▸ To do:
Skip the pictures, please, and write out exactly the lines from the opening of the data through the line containing "palette=series_colors, linewidth=1.6, legend=False, ax=ax)".

▸ Data lines:
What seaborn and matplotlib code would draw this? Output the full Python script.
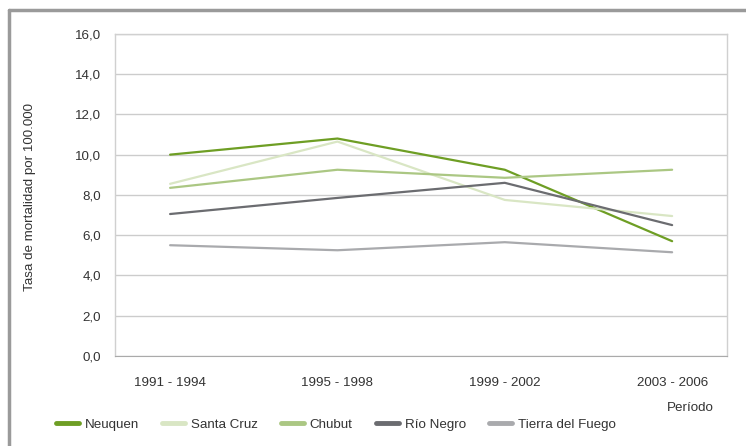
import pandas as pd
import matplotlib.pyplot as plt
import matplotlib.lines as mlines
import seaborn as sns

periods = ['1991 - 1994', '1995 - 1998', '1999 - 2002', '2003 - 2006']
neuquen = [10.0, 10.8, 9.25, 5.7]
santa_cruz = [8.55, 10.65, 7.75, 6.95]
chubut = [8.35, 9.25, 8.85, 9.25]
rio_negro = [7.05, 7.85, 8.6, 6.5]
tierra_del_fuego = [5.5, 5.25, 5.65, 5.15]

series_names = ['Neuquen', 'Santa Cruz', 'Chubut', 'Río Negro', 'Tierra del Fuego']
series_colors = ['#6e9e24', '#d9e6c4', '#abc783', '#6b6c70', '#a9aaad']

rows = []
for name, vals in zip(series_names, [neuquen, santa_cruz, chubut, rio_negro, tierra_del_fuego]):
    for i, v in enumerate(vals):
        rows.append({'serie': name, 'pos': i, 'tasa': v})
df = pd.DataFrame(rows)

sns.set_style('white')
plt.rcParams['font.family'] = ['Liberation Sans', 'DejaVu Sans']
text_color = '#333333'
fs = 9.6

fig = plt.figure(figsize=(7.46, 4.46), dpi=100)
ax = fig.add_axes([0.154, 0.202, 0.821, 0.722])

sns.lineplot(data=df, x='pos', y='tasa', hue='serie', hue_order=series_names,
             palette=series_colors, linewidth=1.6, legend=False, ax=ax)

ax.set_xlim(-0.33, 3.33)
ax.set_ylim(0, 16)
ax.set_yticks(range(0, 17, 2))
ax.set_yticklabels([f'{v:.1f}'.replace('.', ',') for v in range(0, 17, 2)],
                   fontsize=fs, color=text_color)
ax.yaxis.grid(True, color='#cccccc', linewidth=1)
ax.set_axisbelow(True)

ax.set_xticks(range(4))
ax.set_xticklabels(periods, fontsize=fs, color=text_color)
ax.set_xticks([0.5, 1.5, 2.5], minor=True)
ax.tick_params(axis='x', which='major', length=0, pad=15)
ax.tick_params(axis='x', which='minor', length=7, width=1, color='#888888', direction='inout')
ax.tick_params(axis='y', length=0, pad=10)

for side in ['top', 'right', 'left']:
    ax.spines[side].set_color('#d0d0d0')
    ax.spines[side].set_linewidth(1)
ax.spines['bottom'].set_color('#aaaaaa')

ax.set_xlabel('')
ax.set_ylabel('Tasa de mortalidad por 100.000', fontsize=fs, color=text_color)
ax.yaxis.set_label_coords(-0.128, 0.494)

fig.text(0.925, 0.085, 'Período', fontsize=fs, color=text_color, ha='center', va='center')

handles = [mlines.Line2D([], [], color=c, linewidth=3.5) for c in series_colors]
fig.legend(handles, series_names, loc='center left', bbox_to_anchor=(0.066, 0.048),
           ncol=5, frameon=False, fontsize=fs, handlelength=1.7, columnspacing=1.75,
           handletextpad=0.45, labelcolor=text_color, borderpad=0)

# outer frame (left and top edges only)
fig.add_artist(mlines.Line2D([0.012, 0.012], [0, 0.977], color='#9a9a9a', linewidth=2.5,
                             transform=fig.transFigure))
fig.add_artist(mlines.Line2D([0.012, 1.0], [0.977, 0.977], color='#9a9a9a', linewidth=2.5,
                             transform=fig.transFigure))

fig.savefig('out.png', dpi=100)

▸ Response to this exercise:
What seaborn and matplotlib code would draw this? Output the full Python script.
import pandas as pd
import matplotlib.pyplot as plt
import matplotlib.lines as mlines
import seaborn as sns

periods = ['1991 - 1994', '1995 - 1998', '1999 - 2002', '2003 - 2006']
neuquen = [10.0, 10.8, 9.25, 5.7]
santa_cruz = [8.55, 10.65, 7.75, 6.95]
chubut = [8.35, 9.25, 8.85, 9.25]
rio_negro = [7.05, 7.85, 8.6, 6.5]
tierra_del_fuego = [5.5, 5.25, 5.65, 5.15]

series_names = ['Neuquen', 'Santa Cruz', 'Chubut', 'Río Negro', 'Tierra del Fuego']
series_colors = ['#6e9e24', '#d9e6c4', '#abc783', '#6b6c70', '#a9aaad']

rows = []
for name, vals in zip(series_names, [neuquen, santa_cruz, chubut, rio_negro, tierra_del_fuego]):
    for i, v in enumerate(vals):
        rows.append({'serie': name, 'pos': i, 'tasa': v})
df = pd.DataFrame(rows)

sns.set_style('white')
plt.rcParams['font.family'] = ['Liberation Sans', 'DejaVu Sans']
text_color = '#333333'
fs = 9.6

fig = plt.figure(figsize=(7.46, 4.46), dpi=100)
ax = fig.add_axes([0.154, 0.202, 0.821, 0.722])

sns.lineplot(data=df, x='pos', y='tasa', hue='serie', hue_order=series_names,
             palette=series_colors, linewidth=1.6, legend=False, ax=ax)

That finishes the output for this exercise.